Não sei falar pelas dez mães que perderam seus filhos na tragédia do Fla
Desculpa, mas não sei o que escrever. Não sei enaltecer o gol santista no último instante. Nem Jean Mota, Cueva, Sampaoli. Não sei criticar o bom Soteldo pelo gol perdido. O inacreditável gol perdido. Falar sobre Pelé, Neymar, Robinho. Tudo é pequeno demais perto do que aconteceu na sexta. Qualquer assunto é pequeno demais. Nós somos pequenos demais.
Não sei falar pelas dez mães que perderam seus filhos. O quarto vazio. A gaveta cheia de cheiro e carinho. Não sei falar pelas paredes que ficaram, os travesseiros que ficaram, os abraços que ficaram. As roupas. Os sonhos. Não sei falar sobre o menino que faria aniversário no sábado. E daria o primeiro pedaço de bolo pra mãe. Não sei falar de bola quando meu rosto não sorri. Muito pelo contrário: chora.

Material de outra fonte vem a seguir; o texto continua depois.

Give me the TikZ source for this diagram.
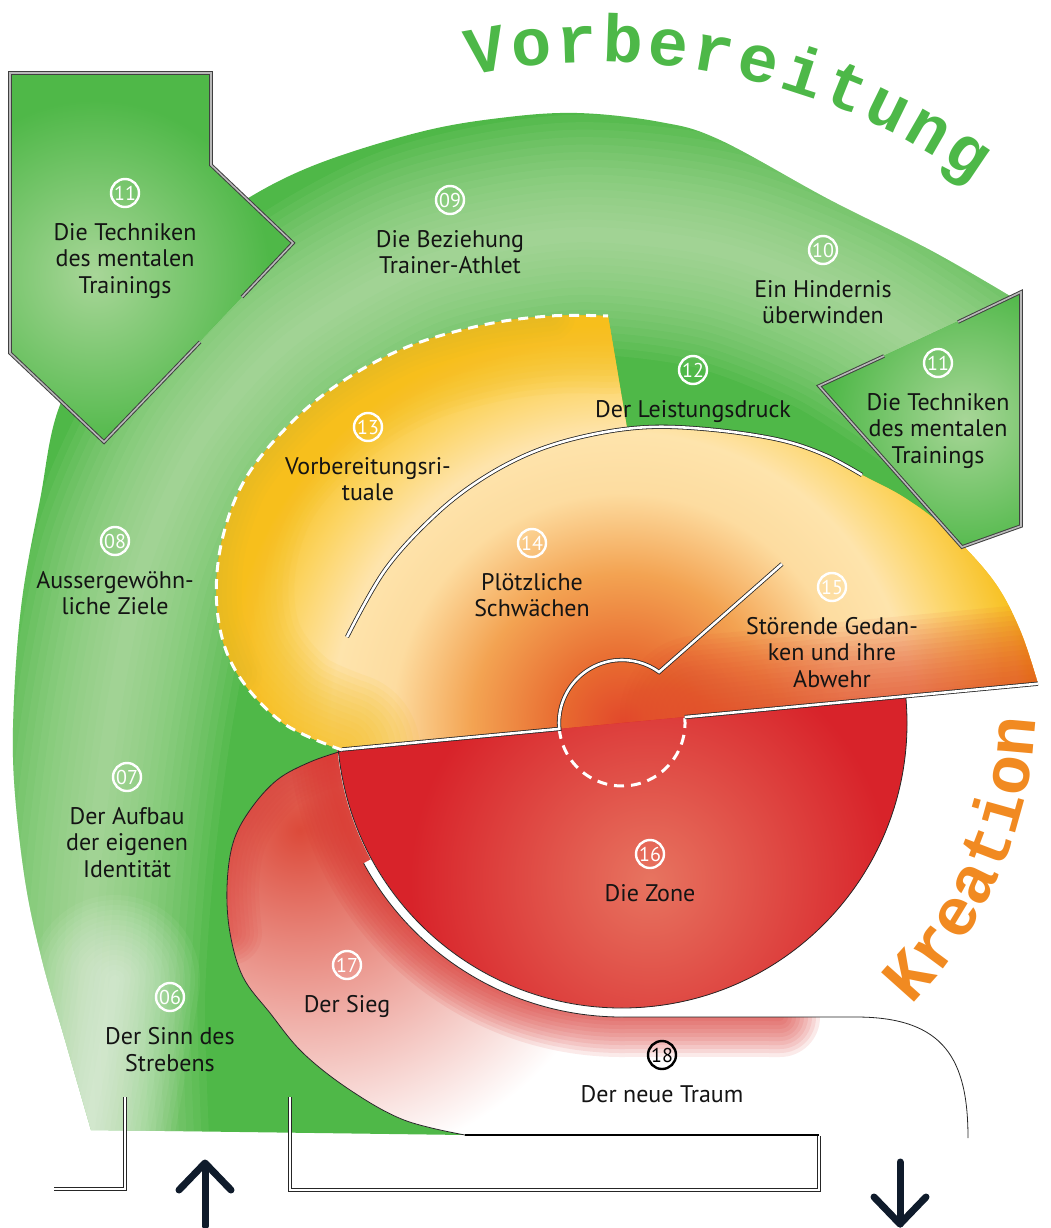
\documentclass[tikz,border=0pt]{standalone}
\usepackage{fontspec}
\setmainfont{PT Sans}
\newfontfamily\titlefont{Liberation Mono}
\usetikzlibrary{positioning,calc}

\definecolor{ringgreen}{HTML}{4FB848}
\definecolor{ringlight}{HTML}{C8E6BA}
\definecolor{boxlight}{HTML}{A8D698}
\definecolor{sunyellow}{HTML}{F7BF1C}
\definecolor{sunmid}{HTML}{FCD462}
\definecolor{suncream}{HTML}{FEE4AC}
\definecolor{sunpale}{HTML}{FDDCA0}
\definecolor{sunorange}{HTML}{F3A352}
\definecolor{sunflame}{HTML}{E86A30}
\definecolor{sunred}{HTML}{E2482B}
\definecolor{sunolive}{HTML}{C9B236}
\definecolor{zonered}{HTML}{D8232A}
\definecolor{zonelight}{HTML}{E77460}
\definecolor{siegred}{HTML}{DA3530}
\definecolor{siegmid}{HTML}{DC4A3A}
\definecolor{arrowink}{HTML}{0F1B2B}
\definecolor{titlegreen}{HTML}{4DB848}
\definecolor{titleorange}{HTML}{F18A21}
\definecolor{labelink}{HTML}{141414}

% 25bp of the shading is the radius of the shaded circle
\pgfdeclareradialshading{sunglow}{\pgfpoint{0bp}{0bp}}{%
  color(0bp)=(sunred); color(3.6bp)=(sunflame); color(8.9bp)=(sunorange);
  color(13.7bp)=(sunpale); color(17.3bp)=(suncream); color(20.8bp)=(sunmid);
  color(24.4bp)=(sunyellow); color(50bp)=(sunyellow)}

% region outlines (pixel units, y pointing down)
\def\ringpath{plot[smooth, tension=0.6] coordinates {(91,1130) (65,1040) (42,960) (25,880) (14,780) (14,700) (22,600) (40,500) (60,405) (110,320) (190,240) (250,197) (320,163) (420,132) (500,118) (577,113) (660,122) (720,140) (830,200) (930,250) (1010,296)} -- (1018,300) -- (1018,520) -- (965,540) -- (700,700) -- (342,752) .. controls (250,800) and (240,1050) .. (465,1135) -- cycle}
\def\sunpath{plot[smooth, tension=0.6] coordinates {(342,750) (283,723) (237,673) (218,617) (220,550) (243,483) (287,427) (340,383) (407,347) (483,325) (550,316) (608,316)} -- (627,428) -- plot[smooth, tension=0.6] coordinates {(627,428) (650,427) (715,430) (780,440) (825,455) (862,475) (905,498) (947,530) (993,580) (1020,630) (1038,684)} -- cycle}
\def\dashcurve{plot[smooth, tension=0.6] coordinates {(342,750) (283,723) (237,673) (218,617) (220,550) (243,483) (287,427) (340,383) (407,347) (483,325) (550,316) (608,316)}}
\def\zonepath{(622,723) ++(-5.4:285) arc[start angle=-5.4, end angle=174.6, radius=285] -- cycle}
\def\siegpath{plot[smooth, tension=0.6] coordinates {(342,751) (310,762) (277,780) (250,810) (233,843) (227,887) (230,933) (243,977) (270,1013) (303,1053) (350,1090) (404,1120) (465,1135)} -- (968,1138) .. controls (968,1060) and (945,1017) .. (856,1017) -- (622,1017) -- (622,1009) arc[start angle=90, end angle=174.6, radius=286] -- cycle}
\def\leftbox{(10,73) -- (211,73) -- (211,165) -- (293,243) -- (104,442) -- (10,353) -- cycle}
\def\rightbox{(819,386) -- (1021,292) -- (1021,526) -- (962,547) -- cycle}

\begin{document}
\begin{tikzpicture}[
    x=1pt, y=-1pt,
    rim line/.style={draw=black!75, line width=1pt, double=gray!55, double distance=1.6pt},
    cut line/.style={draw=black!85, line width=0.8pt, double=white, double distance=2.6pt},
    loop line/.style={draw=black!85, line width=0.7pt, double=white, double distance=2pt},
    edge line/.style={draw=black!85, line width=0.8pt},
    dash rim/.style={draw=white, line width=3pt, dash pattern=on 10pt off 7pt},
    glow/.style={line cap=round, line join=round, opacity=#1},
    num/.style={circle, draw=white, line width=2.4pt, text=white, minimum size=28pt, inner sep=0pt, font=\fontsize{20}{20}\selectfont},
    lbl/.style={align=center, inner sep=0pt, text=labelink, font=\fontsize{24}{26.5}\selectfont},
    title letter/.style={anchor=base, inner sep=0pt, font=\titlefont\bfseries\fontsize{67}{67}\selectfont},
    flow arrow/.style={draw=arrowink, line width=7pt, line cap=round, line join=round}
]
\useasboundingbox (0,0) rectangle (1051,1228);

% Outer green ring
\fill[ringgreen] \ringpath;
\begin{scope}
  \clip \ringpath;
  \foreach \w in {15,30,...,240}
    \draw[ringlight, glow=0.075, line width=\w] plot[smooth] coordinates {(90,1160) (85,1000) (95,850) (115,700) (145,560) (200,440) (290,340) (420,265) (570,235) (720,250) (850,300) (960,370)};
  \foreach \w in {10,20,...,170}
    \draw[white, glow=0.05, line width=\w] plot[smooth] coordinates {(80,1180) (100,1070) (115,980)};
\end{scope}

% Yellow half disk
\fill[sunyellow] \sunpath;
\begin{scope}
  \clip \sunpath;
  \shade[shading=sunglow] (622,723) circle (420);
  \foreach \w in {12,24,...,156}
    \draw[sunyellow, glow=0.09, line width=\w] \dashcurve;
  \foreach \w in {10,20,...,50}
    \draw[sunolive, glow=0.06, line width=\w] plot[smooth] coordinates {(237,673) (218,617) (220,550) (243,483) (287,427) (340,383) (407,347) (483,325) (550,316)};
  \foreach \w in {10,20,...,160}
    \draw[sunred, glow=0.07, line width=\w] (700,715.5) -- (1038,683.7);
\end{scope}

% Arrow boxes
\fill[ringgreen] \leftbox;
\begin{scope}
  \clip \leftbox;
  \shade[inner color=boxlight, outer color=ringgreen] (95,275) circle (175);
\end{scope}
\draw[rim line] (242,297) -- (293,243) -- (211,165) -- (211,73) -- (10,73) -- (10,353) -- (104,442) -- (200,342);
\fill[ringgreen] \rightbox;
\begin{scope}
  \clip \rightbox;
  \shade[inner color=boxlight, outer color=ringgreen] (965,420) circle (140);
\end{scope}
\draw[rim line] (884,356) -- (819,386) -- (962,547) -- (1021,526) -- (1021,292) -- (958,322);

% Victory band and new dream
\fill[white] \siegpath;
\begin{scope}
  \clip \siegpath;
  \shade[inner color=siegmid, outer color=white] (300,830) circle (340);
  \foreach \w in {8,16,...,80}
    \draw[siegred, glow=0.1, line width=\w] (622,723) ++(175:294) arc[start angle=175, end angle=88, radius=294] -- (780,1017);
  \foreach \w in {8,16,...,64}
    \draw[siegred, glow=0.07, line width=\w] plot[smooth, tension=0.6] coordinates {(342,751) (310,762) (277,780) (250,810) (233,843) (227,887) (230,933)};
\end{scope}

% The zone
\fill[zonered] \zonepath;
\begin{scope}
  \clip \zonepath;
  \shade[inner color=zonelight, outer color=zonered] (650,880) circle (240);
\end{scope}

% Edges and cuts
\draw[white, line width=9] (622,723) ++(151.5:289.5) arc[start angle=151.5, end angle=88, radius=289.5];
\draw[edge line] (622,723) ++(-5.4:285) arc[start angle=-5.4, end angle=174.6, radius=285];
\draw[edge line] (622,723) ++(151.5:294) arc[start angle=151.5, end angle=90, radius=294] -- (856,1017) .. controls (945,1017) and (968,1060) .. (968,1138);
\draw[edge line] plot[smooth, tension=0.6] coordinates {(342,751) (310,762) (277,780) (250,810) (233,843) (227,887) (230,933) (243,977) (270,1013) (303,1053) (350,1090) (404,1120) (465,1135)};
\draw[black, line width=2] (465,1135) -- (819,1135);
\draw[dash rim] \dashcurve;
\draw[dash rim] (559.3,728.9) arc[start angle=174.6, end angle=-5.4, radius=63];
\draw[cut line] (342,749.5) -- (559.3,728.9) arc[start angle=174.6, end angle=306, radius=63] -- (782,564);
\draw[cut line] (684.7,717.1) -- (1038,683.7);
\draw[cut line] plot[smooth, tension=0.6] coordinates {(347,637) (385,570) (433,517) (480,480) (533,452) (590,435) (650,427) (715,430) (780,440) (825,455) (862,475)};

% Bottom loop and flow arrows
\draw[loop line] (290,1097) -- (290,1190) -- (819,1190) -- (819,1136);
\draw[loop line] (125,1097) -- (125,1189) -- (54,1189);
\draw[flow arrow] (205,1226) -- (205,1164);
\draw[flow arrow] (179,1190) -- (205,1163) -- (231,1190);
\draw[flow arrow] (900,1162) -- (900,1224);
\draw[flow arrow] (874,1197) -- (900,1224) -- (926,1197);

% Numbered labels
\node[num] (n11a) at (125,193) {11};
\node[lbl, below=15pt of n11a] (t11a) {Die Techniken\\des mentalen\\Trainings};
\node[num] (n09) at (450,200) {09};
\node[lbl, below=15pt of n09] (t09) {Die Beziehung\\Trainer-Athlet};
\node[num] (n10) at (823,250) {10};
\node[lbl, below=15pt of n10] (t10) {Ein Hindernis\\überwinden};
\node[num] (n11b) at (938,363) {11};
\node[lbl, below=15pt of n11b] (t11b) {Die Techniken\\des mentalen\\Trainings};
\node[num] (n12) at (693,370) {12};
\node[lbl, below=15pt of n12] (t12) {Der Leistungsdruck};
\node[num] (n13) at (368,427) {13};
\node[lbl, below=15pt of n13] (t13) {Vorbereitungsri-\\tuale};
\node[num] (n14) at (532,543) {14};
\node[lbl, below=15pt of n14] (t14) {Plötzliche\\Schwächen};
\node[num] (n15) at (832,587) {15};
\node[lbl, below=15pt of n15] (t15) {Störende Gedan-\\ken und ihre\\Abwehr};
\node[num] (n08) at (115,541) {08};
\node[lbl, below=15pt of n08] (t08) {Aussergewöhn-\\liche Ziele};
\node[num] (n07) at (127,777) {07};
\node[lbl, below=15pt of n07] (t07) {Der Aufbau\\der eigenen\\Identität};
\node[num] (n16) at (650,854) {16};
\node[lbl, below=15pt of n16] (t16) {Die Zone};
\node[num] (n17) at (347,965) {17};
\node[lbl, below=15pt of n17] (t17) {Der Sieg};
\node[num] (n06) at (170,997) {06};
\node[lbl, below=15pt of n06] (t06) {Der Sinn des\\Strebens};
\node[num, draw=black, text=black] (n18) at (662,1055) {18};
\node[lbl, below=15pt of n18] (t18) {Der neue Traum};

% Section titles along the arcs
\foreach \ch [count=\i from 0] in {V,o,r,b,e,r,e,i,t,u,n,g} {
  \pgfmathsetmacro{\ang}{-100+4*\i}
  \node[title letter, text=titlegreen, rotate=-90-\ang] (prep\i) at ($(600,700)+(\ang:638)$) {\ch};
}
\foreach \ch [count=\i from 0] in {K,r,e,a,t,i,o,n} {
  \pgfmathsetmacro{\ang}{41.8-5.24*\i}
  \node[title letter, text=titleorange, rotate=90-\ang] (crea\i) at ($(600,700)+(\ang:436)$) {\ch};
}
\end{tikzpicture}
\end{document}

Não sei falar sobre os sonhos que eles tiveram. Ainda que sejam os mesmos que os meus, um dia. Não sei falar sobre os arrepios que sentiram no primeiro teste, os desafios nesse curto espaço de tempo, o que pensavam. Como treinavam. Não sei falar de adolescentes no passado verbal. Não sei falar por eles. E não pretendo. E não acho justo escrever sobre os gols que saíram no final de semana.
Sei falar que não era para ninguém jogar. São Paulo, Salvador, Porto Alegre. BH, Manaus, seja lá o que for. Não era para disputar no final de semana. Era para abraçar. Apertado. Chorar junto. De mãos dadas. Era para pensar junto. Demonstrar carinho. Criar carinho.
Não sei escrever pelos que ficaram. Nem dizer pelos pais dos que escaparam. Não sei chorar o mesmo choro de ninguém. Meu sentimento é de impotência. Eu não sou ninguém. O futebol é muito pequeno. Títulos, brigas, carrinhos. Abraços são grandes. Mas rápidos. Discussões duram mais tempo do que abraços. E podem não terminar nunca. Sei escrever que também morremos ali. Todo mundo morreu um pouco.
A provável eliminação do São Paulo é pequena. O pouco futebol do Corinthians. A derrota do Palmeiras no clássico é pequena. Os milhões por Gabigol e Arrascaeta. Todos os campeonatos possíveis. As vitórias, empates, derrotas. Zico é pequeno. Adilio é pequeno. Andrade é pequeno. Todos que nasceram no Ninho são pequenos. Todos nós somos pequenos.
Não sei o que falar. Somos tão pequenos que chutamos enquanto choramos. Criticamos enquanto choramos.